Insurance solutions for growth and security


Insured annuities

An insured annuity combines two individual products: a life annuity contract and a life insurance policy. By using a portion of each annuity payment to pay premiums on an insurance policy, you can ensure that an amount equal to your original capital is restored when you die. You receive a guaranteed stream of income plus a return of your initial deposit, as you would with a fixed-income investment like a GIC or bond, but with greater return potential.

Tax-exempt life insurance for individuals

Tax-exempt life insurance works when, instead of putting your non-registered savings in taxable investments like mutual funds, GICs or other investments exposed to income, dividend or capital gains taxes, you can invest these excess savings (up to certain maximums defined in the Income Tax Act regulations 306 and 307) in a tax-exempt life insurance policy.

The policy provides an immediate estate value as well as tax-sheltered growth on the cash value accumulating within the policy. At death, and if a beneficiary is named, the proceeds are transferred outside of your Will, avoiding probate fees, if applicable, and paid tax-free to your heirs. It is ideally suited for those who are close to retirement or already retired and are looking for ways to shelter substantial non-retirement savings from taxation and add a life insurance component that helps build up their estate.

Tax-exempt life insurance for businesses

When used for business, the corporation purchases the tax-exempt life insurance policy on the business owner's life. The corporation can use corporate profits to make additional contributions to the policy above and beyond the annual policy premiums, which accumulate inside the policy. Within the policy, the excess profits can be invested in a variety of vehicles and can continue to grow free of tax until withdrawn or paid out tax-free at death.

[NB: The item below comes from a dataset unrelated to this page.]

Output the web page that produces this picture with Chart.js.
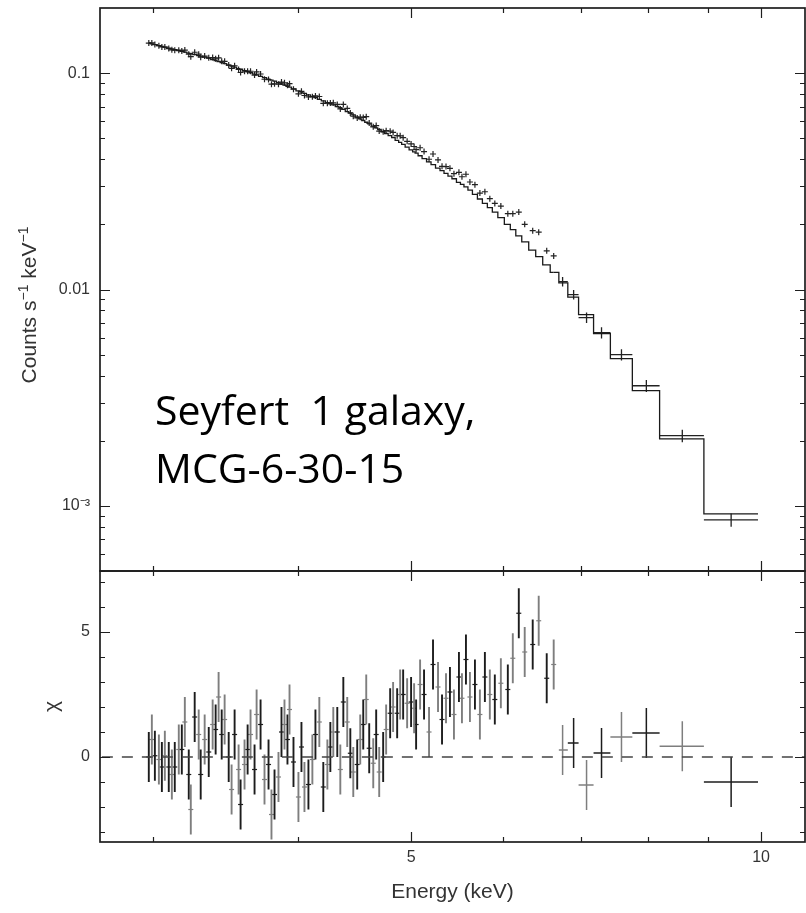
<!DOCTYPE html>
<html><head><meta charset="utf-8">
<script src="https://cdn.jsdelivr.net/npm/chart.js@4.4.1/dist/chart.umd.min.js"></script>
<style>
html,body{margin:0;padding:0;background:#fff;}
#wrap{position:relative;width:806px;height:913px;overflow:hidden;background:#fff;}
#c1{position:absolute;left:0;top:0;}
#c2{position:absolute;left:0;top:560px;}
#txt{position:absolute;left:0;top:0;}
</style></head><body>
<div id="wrap">
<canvas id="c1" width="806" height="580"></canvas>
<canvas id="c2" width="806" height="353"></canvas>
<svg id="txt" width="806" height="913" xmlns="http://www.w3.org/2000/svg">
  <text transform="translate(36,305) rotate(-90)" text-anchor="middle" font-family="'Liberation Sans', Arial, sans-serif" font-size="21" fill="#333">Counts s<tspan dy="-8" font-size="14">−1</tspan><tspan dy="8"> keV</tspan><tspan dy="-8" font-size="14">−1</tspan></text>
  <text x="155" y="425" font-family="'Open Sans', Lato, sans-serif" font-size="41" fill="#000" style="white-space:pre">Seyfert  1 galaxy,</text>
  <text x="155" y="483" font-family="'Open Sans', Lato, sans-serif" font-size="41" fill="#000">MCG-6-30-15</text>
</svg>
</div>
<script>
// ---------------- data ----------------
// Energy axis (keV), logarithmic
const xMin = 2.71, xMax = 10.91;
const xLabelTicks = [5, 10];
const xMinorTicks = [3, 4, 6, 7, 8, 9];
// Top panel y (Counts s^-1 keV^-1), logarithmic
const yTopMin = 0.0005, yTopMax = 0.2;
const yTopLabelTicks = [0.001, 0.01, 0.1];
const yTopLabelText = ['10⁻³', '0.01', '0.1'];
const yTopMinorTicks = [0.0005,0.0006,0.0007,0.0008,0.0009,0.002,0.003,0.004,0.005,0.006,0.007,0.008,0.009,0.02,0.03,0.04,0.05,0.06,0.07,0.08,0.09];
// Bottom panel y (chi)
const yChiMin = -3.4, yChiMax = 7.44;
const yChiLabelTicks = [0, 5];
const yChiMinorTicks = [-3, -2, -1, 1, 2, 3, 4, 6, 7];

// Narrow bins (centres, keV)
const energyDense = [2.974,2.992,3.010,3.034,3.052,3.070,3.094,3.113,3.131,3.156,3.175,3.194,3.219,3.232,3.257,3.283,3.296,3.322,3.349,3.375,3.395,3.415,3.436,3.456,3.484,3.504,3.525,3.553,3.567,3.595,3.617,3.638,3.667,3.682,3.711,3.740,3.770,3.792,3.815,3.845,3.868,3.891,3.914,3.930,3.961,4.000,4.024,4.048,4.080,4.112,4.137,4.169,4.202,4.236,4.261,4.286,4.320,4.346,4.372,4.406,4.433,4.459,4.494,4.521,4.548,4.575,4.602,4.639,4.666,4.694,4.731,4.759,4.797,4.825,4.864,4.893,4.922,4.961,5.000,5.030,5.050,5.090,5.130,5.181,5.222,5.274,5.316,5.358,5.400,5.443,5.497,5.530,5.574,5.618,5.674,5.730,5.787,5.844,5.902,5.973,6.056,6.116,6.189,6.262,6.362,6.438,6.541,6.632];
// Observed counts
const countsDense = [0.1377,0.1379,0.1356,0.1339,0.1322,0.1320,0.1298,0.1282,0.1277,0.1277,0.1267,0.1278,0.1224,0.1191,0.1249,0.1223,0.1185,0.1199,0.1177,0.1181,0.1164,0.1177,0.1135,0.1134,0.1089,0.1053,0.1082,0.1040,0.1007,0.1021,0.1021,0.1020,0.0980,0.1013,0.0991,0.0937,0.0934,0.0889,0.0892,0.0889,0.0909,0.0902,0.0880,0.0894,0.0843,0.0802,0.0824,0.0788,0.0776,0.0778,0.0785,0.0780,0.0725,0.0726,0.0728,0.0729,0.0717,0.0683,0.0717,0.0687,0.0655,0.0632,0.0621,0.0626,0.0624,0.0629,0.0588,0.0565,0.0572,0.0540,0.0536,0.0542,0.0539,0.0532,0.0514,0.0513,0.0503,0.0484,0.0471,0.0458,0.0443,0.0452,0.0434,0.0400,0.0423,0.0397,0.0371,0.0370,0.0363,0.0343,0.0348,0.0332,0.0341,0.0314,0.0305,0.0279,0.0283,0.0263,0.0250,0.0243,0.0224,0.0224,0.0228,0.0200,0.0187,0.0184,0.0151,0.0143];
// Model (folded continuum)
const modelDense = [0.1377,0.1366,0.1355,0.1341,0.1330,0.1319,0.1305,0.1295,0.1285,0.1271,0.1261,0.1251,0.1238,0.1231,0.1218,0.1205,0.1199,0.1186,0.1173,0.1156,0.1143,0.1131,0.1118,0.1106,0.1089,0.1077,0.1065,0.1050,0.1042,0.1026,0.1015,0.1004,0.0989,0.0982,0.0967,0.0953,0.0939,0.0929,0.0918,0.0903,0.0891,0.0880,0.0868,0.0861,0.0846,0.0828,0.0818,0.0807,0.0794,0.0780,0.0770,0.0757,0.0744,0.0731,0.0722,0.0713,0.0701,0.0692,0.0680,0.0664,0.0653,0.0641,0.0626,0.0615,0.0604,0.0593,0.0583,0.0569,0.0559,0.0549,0.0536,0.0526,0.0514,0.0504,0.0489,0.0479,0.0469,0.0455,0.0442,0.0433,0.0427,0.0415,0.0403,0.0389,0.0378,0.0364,0.0354,0.0344,0.0334,0.0325,0.0313,0.0306,0.0298,0.0288,0.0275,0.0262,0.0250,0.0239,0.0228,0.0215,0.0200,0.0189,0.0177,0.0166,0.0152,0.0142,0.0130,0.0120];
// Residuals (chi)
const chiDense = [0.0,0.7,0.05,-0.1,-0.4,0.05,-0.4,-0.7,-0.4,0.3,0.3,1.4,-0.7,-2.1,1.6,0.9,-0.7,0.7,0.2,1.3,1.1,2.4,0.9,1.5,0.0,-1.3,0.9,-0.5,-1.9,-0.3,0.3,0.9,-0.5,1.7,1.3,-0.9,-0.3,-2.3,-1.5,-0.8,1.0,1.3,0.7,1.9,-0.2,-1.6,0.4,-1.2,-1.1,-0.1,0.9,1.4,-1.2,-0.3,0.4,1.0,1.0,-0.5,2.2,1.4,0.15,-0.6,-0.3,0.7,1.3,2.3,0.35,-0.25,0.9,-0.6,0.0,1.1,1.75,2.0,1.75,2.5,2.5,2.15,2.2,1.95,1.3,2.9,2.5,1.0,3.7,2.8,1.5,2.35,2.6,1.7,3.2,2.35,3.9,2.4,2.9,1.7,3.2,2.5,2.3,2.95,2.7,3.95,5.75,4.2,4.5,5.45,3.15,3.7];

// Wide bins (keV)
const energyWideLo = [6.70, 6.82, 6.967, 7.177, 7.42, 7.75, 8.18, 8.93];
const energyWideHi = [6.82, 6.967, 7.177, 7.42, 7.75, 8.18, 8.93, 9.94];
const energyWide   = [6.750, 6.899, 7.078, 7.291, 7.585, 7.968, 8.556, 9.425];
const countsWide    = [0.01087, 0.00947, 0.00742, 0.00632, 0.00500, 0.00359, 0.00211, 0.000861];
const countsWideErr = [0.00054, 0.00047, 0.00041, 0.00038, 0.00030, 0.00023, 0.00014, 0.00006];
const modelEdges = [6.632, 6.70, 6.82, 6.967, 7.177, 7.42, 7.75, 8.18, 8.93, 9.94];
const modelWide  = [0.0120, 0.01072, 0.00922, 0.00766, 0.00626, 0.00479, 0.00341, 0.00204, 0.000918, 0.000918];
const chiWide = [0.28, 0.56, -1.12, 0.16, 0.8, 0.96, 0.43, -1.0];
const chiErr = 1; // residual error bars are +-1 sigma by definition

// ---------------- helpers ----------------
const tickFont = {family: "'Liberation Sans', Arial, sans-serif", size: 16};
const chiColor = i => (i % 2 ? '#7e7e7e' : '#1c1c1c');
function vSegs(xs, lo, hi) {
  const out = [];
  xs.forEach((x, i) => { out.push({x, y: lo[i]}, {x, y: hi[i]}, {x, y: null}); });
  return out;
}
function hSegs(lo, hi, ys) {
  const out = [];
  lo.forEach((l, i) => { out.push({x: l, y: ys[i]}, {x: hi[i], y: ys[i]}, {x: hi[i], y: null}); });
  return out;
}
function noPad(s) { s.paddingTop = 0; s.paddingBottom = 0; s.paddingLeft = 0; s.paddingRight = 0; }
const frameTicks = {
  id: 'frameTicks',
  afterDatasetsDraw(chart, args, o) {
    const {ctx, chartArea: a} = chart;
    const xs = chart.scales.x, ys = chart.scales.y;
    ctx.save();
    ctx.strokeStyle = '#1e1e1e';
    ctx.lineWidth = 1.2;
    ctx.beginPath();
    const xt = o.xMajor.map(v => [v, o.majorLen]).concat(o.xMinor.map(v => [v, o.minorLen]));
    xt.forEach(([v, len]) => {
      const p = Math.round(xs.getPixelForValue(v)) + 0.5;
      ctx.moveTo(p, a.top); ctx.lineTo(p, a.top + len);
      ctx.moveTo(p, a.bottom); ctx.lineTo(p, a.bottom - len);
    });
    const yt = o.yMajor.map(v => [v, o.majorLen]).concat(o.yMinor.map(v => [v, o.minorLen]));
    yt.forEach(([v, len]) => {
      const p = Math.round(ys.getPixelForValue(v)) + 0.5;
      ctx.moveTo(a.left, p); ctx.lineTo(a.left + len, p);
      ctx.moveTo(a.right, p); ctx.lineTo(a.right - len, p);
    });
    ctx.stroke();
    ctx.lineWidth = 1.7;
    ctx.strokeRect(a.left, a.top, a.right - a.left, a.bottom - a.top);
    ctx.restore();
  }
};

// ---------------- top panel ----------------
new Chart(document.getElementById('c1'), {
  type: 'line',
  data: {
    datasets: [
      { data: energyDense.map((x, i) => ({x, y: modelDense[i]})), stepped: 'middle',
        borderColor: '#1a1a1a', borderWidth: 1.3, pointRadius: 0, fill: false },
      { data: modelEdges.map((x, i) => ({x, y: modelWide[i]})), stepped: 'before',
        borderColor: '#1a1a1a', borderWidth: 1.3, pointRadius: 0, fill: false },
      { data: energyDense.map((x, i) => ({x, y: countsDense[i]})), showLine: false,
        pointStyle: 'cross', pointRadius: 3, pointBorderWidth: 1.2, pointBorderColor: '#222', borderColor: '#222' },
      { data: hSegs(energyWideLo, energyWideHi, countsWide), borderColor: '#222', borderWidth: 1.3, pointRadius: 0, spanGaps: false },
      { data: vSegs(energyWide, countsWide.map((c, i) => c - countsWideErr[i]), countsWide.map((c, i) => c + countsWideErr[i])),
        borderColor: '#222', borderWidth: 1.3, pointRadius: 0, spanGaps: false }
    ]
  },
  options: {
    responsive: false, animation: false, events: [],
    layout: {autoPadding: false, padding: {top: 8, bottom: 9, left: 0, right: 1}},
    plugins: {
      legend: {display: false}, tooltip: {enabled: false},
      frameTicks: {xMajor: xLabelTicks, xMinor: xMinorTicks, yMajor: yTopLabelTicks, yMinor: yTopMinorTicks, majorLen: 10, minorLen: 5}
    },
    scales: {
      x: {type: 'logarithmic', min: xMin, max: xMax, display: false, afterFit: noPad},
      y: {
        type: 'logarithmic', min: yTopMin, max: yTopMax,
        afterFit(s) { s.width = 100; noPad(s); },
        afterBuildTicks(s) { s.ticks = yTopLabelTicks.map(v => ({value: v})); },
        grid: {display: false, drawTicks: false}, border: {display: false},
        ticks: {font: tickFont, color: '#333', padding: 10, callback: (v, i) => yTopLabelText[i]}
      }
    }
  },
  plugins: [frameTicks]
});

// ---------------- bottom panel ----------------
new Chart(document.getElementById('c2'), {
  type: 'line',
  data: {
    datasets: [
      { data: [{x: xMin, y: 0}, {x: xMax, y: 0}], borderColor: '#444', borderWidth: 1.3,
        borderDash: [11, 9], pointRadius: 0 },
      { data: vSegs(energyDense, chiDense.map(c => c - chiErr), chiDense.map(c => c + chiErr)),
        borderWidth: 1.9, pointRadius: 0, spanGaps: false, borderColor: '#1c1c1c',
        segment: {borderColor: ctx => chiColor(Math.floor(ctx.p0DataIndex / 3))} },
      { data: energyDense.map((x, i) => ({x, y: chiDense[i]})), showLine: false,
        pointStyle: 'line', pointRadius: 2.5, pointBorderWidth: 1.2,
        pointBorderColor: chiDense.map((c, i) => chiColor(i)) },
      { data: vSegs(energyWide, chiWide.map(c => c - chiErr), chiWide.map(c => c + chiErr)),
        borderWidth: 1.5, pointRadius: 0, spanGaps: false, borderColor: '#1c1c1c',
        segment: {borderColor: ctx => chiColor(Math.floor(ctx.p0DataIndex / 3) + 1)} },
      { data: hSegs(energyWideLo, energyWideHi, chiWide), borderWidth: 1.5, pointRadius: 0,
        spanGaps: false, borderColor: '#1c1c1c',
        segment: {borderColor: ctx => chiColor(Math.floor(ctx.p0DataIndex / 3) + 1)} }
    ]
  },
  options: {
    responsive: false, animation: false, events: [],
    layout: {autoPadding: false, padding: {top: 11, bottom: 0, left: 0, right: 1}},
    plugins: {
      legend: {display: false}, tooltip: {enabled: false},
      frameTicks: {xMajor: xLabelTicks, xMinor: xMinorTicks, yMajor: yChiLabelTicks, yMinor: yChiMinorTicks, majorLen: 10, minorLen: 5}
    },
    scales: {
      x: {
        type: 'logarithmic', min: xMin, max: xMax,
        afterFit(s) { s.height = 71; noPad(s); },
        afterBuildTicks(s) { s.ticks = xLabelTicks.map(v => ({value: v})); },
        grid: {display: false, drawTicks: false}, border: {display: false},
        ticks: {font: tickFont, color: '#333', padding: 6, maxRotation: 0, autoSkip: false,
                callback: (v, i) => String(xLabelTicks[i])},
        title: {display: true, text: 'Energy (keV)', color: '#333',
                font: {family: "'Liberation Sans', Arial, sans-serif", size: 21}, padding: {top: 4, bottom: 8}}
      },
      y: {
        type: 'linear', min: yChiMin, max: yChiMax,
        afterFit(s) { s.width = 100; noPad(s); },
        afterBuildTicks(s) { s.ticks = yChiLabelTicks.map(v => ({value: v})); },
        grid: {display: false, drawTicks: false}, border: {display: false},
        ticks: {font: tickFont, color: '#333', padding: 10, callback: (v, i) => String(yChiLabelTicks[i])},
        title: {display: true, text: 'χ', color: '#333',
                font: {family: "'Liberation Sans', Arial, sans-serif", size: 21}, padding: {top: 40, bottom: 4}}
      }
    }
  },
  plugins: [frameTicks]
});
</script>
</body></html>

It's possible to access the capital within the cash surrender value of the policy by borrowing against the policy's cash surrender value. Essentially, this allows the corporation to access the investments without paying tax.

When the business owner passes away, the corporation receives the policy death benefit and the accumulated investment growth, free of tax, plus a credit to its capital dividend account (under current tax laws) for the amount of the life insurance proceeds less the insurance policy's adjusted cost basis. Capital dividends may then be paid tax-free to your estate.

The Insured Retirement Plan (IRP)

An IRP complements your existing retirement strategy with tax-exempt life insurance that offers you tax-free supplemental income. If you are at least 10 to 15 years away from retirement, you are maximizing your annual RSP contributions and you are looking for additional tax-deferral strategies, this plan may provide a solution to your needs. You should have excess discretionary income, existing coverage or a need for insurance, and you should be in good health.

You purchase a tax-exempt Universal Life contract which is typically funded for 10 to 15 years. At retirement, or when you need income, the policy can be assigned to a financial institution for a series of tax-free loans. Upon your death, a death benefit is used to repay the bank loan and the remaining death benefit is paid out to your beneficiaries tax-free.

Buy/Sell Agreements using insurance

A buy-sell agreement allows for the smooth transfer of shares or other business assets from a departing or disabled shareholder to the remaining shareholders of a corporation. Its primary purpose is to facilitate this transition without jeopardizing the financial well-being of the departing or disabled shareholder and his or her family, or the financial health or viability of the corporation.

Key person insurance

The death of a business owner or key executive can result in a devastating financial loss not including all the time spent building knowledge, experience, relationships, reputation and skills. During the disruption, employees and customers may lose confidence, creditors may apply pressure for payments, lenders may reduce credit, debtors may delay payments, and competition may take advantage of the situation.

Key person insurance can provide a business with the financial rescue when cash is needed most. The business purchases a life insurance policy on the life of the business owner or key executive. In the event of death, the life insurance proceeds provide a source of funds that will aid when finding a new replacement or, in the case of a business owner, an interim manager.

Life insurance premiums paid by the business for key person insurance protection are not deductible for tax purposes. However, life insurance proceeds received as a consequence of death are tax-free.

RSP/RIF Tax Protector

 The RSP was created to provide a means for most Canadians to save for their retirement on a tax-deferred basis. However, this asset is taxed as income in the year of death, at the highest marginal tax rate in the respective province. Therefore, Canada Revenue Agency is the silent beneficiary for the RSP and/or RIF, taking on average half of the value of the registered plan.

Life Insurance is the most cost-effective method of compensating for these taxes. If you consider your RSP/RIF funds to be an estate as well as an income asset, the RSP/RIF Tax Protector may make sense for you. The lump sum of cash (equal to the tax bill) provided by the RSP/RIF Tax Protector can be purchased at an annual cost of 1-2% of the average RSP/RIF account balance.

The RSP/RIF Tax Protector will deliver the lump sum of cash at death to the desired beneficiary on a tax-free basis without generating accounting or legal fees, or probate tax in the estate of the plan-holder. Tax protection provides replacement of the estate value lost at death on the RSP/RIF asset.